(Serious) I have severe validation seeking issues in a playgroup and I need to mentally grow. What can I do?
I have played the hard grind to get to immortal, something which I am proud of.
I have an irl playgroup (acquaintances, not necessarily friends) who I've known for a decade who all aspire to the grind too. But they are archon-legend. I could say we started off in a similar place but I outpaced them in growth
[Editing to add detail. I don't play dota with them. I used to in 2015 ish but since then, they are just people I visit irl and talk about dota with. Just adding this detail to steer away from the gameplay advice I'm receiving. This isn't about gameplay and more about mindset and changing as a person irl. But I appreciate you anyways!]
What I've noticed is that over the years the group has become my guilty pleasure. I flex knowing they are jealous, and that fuels me, I guess. I know this is not where I should be as a person. As in, I shouldn't really be seeking highs in such a petty way.
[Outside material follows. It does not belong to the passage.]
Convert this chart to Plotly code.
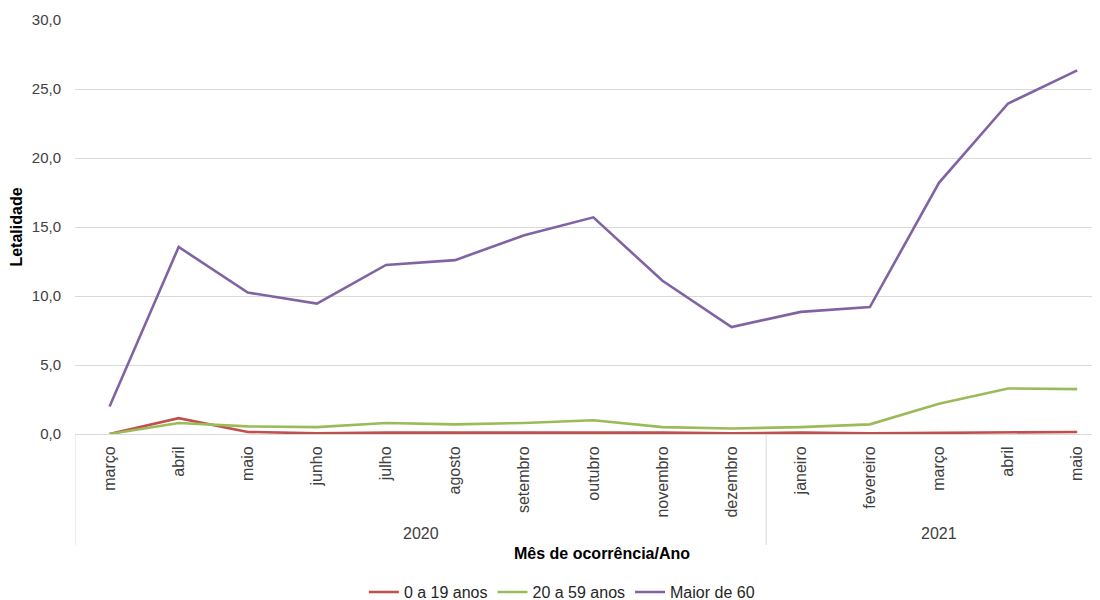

I want to understand myself and what I can do to stop thinking like this.
I'm a weak willed person. I think I've had a lifelong lust to prove myself in life, not just dota2. So every time I get a chance to humble brag a big feat, I feel myself and I chase that high (internally) in a sad way. Its almost a vengeful "fuck you all, I'm a god and you are trash. I worked my way to the top just to feel kingly" sort of mental.
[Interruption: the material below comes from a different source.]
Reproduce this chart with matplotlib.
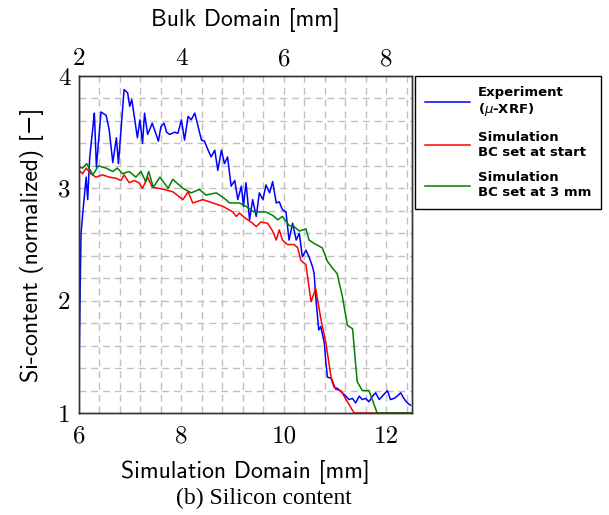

I know that this pursuit is regressive to my growth and I know I would be growing way faster if I replaced this rubbish ego with a more pure desire to just improve without validation seeking. Improve for the sake of improvement.
So I ask here to anyone who has gone through these stages in life, how did you grow out of it?
Tldr: I'm rewarding myself in a shallow way and this has trained my mind to settle for less. I need to un-train this so I can have bigger ambitions. How did you do it?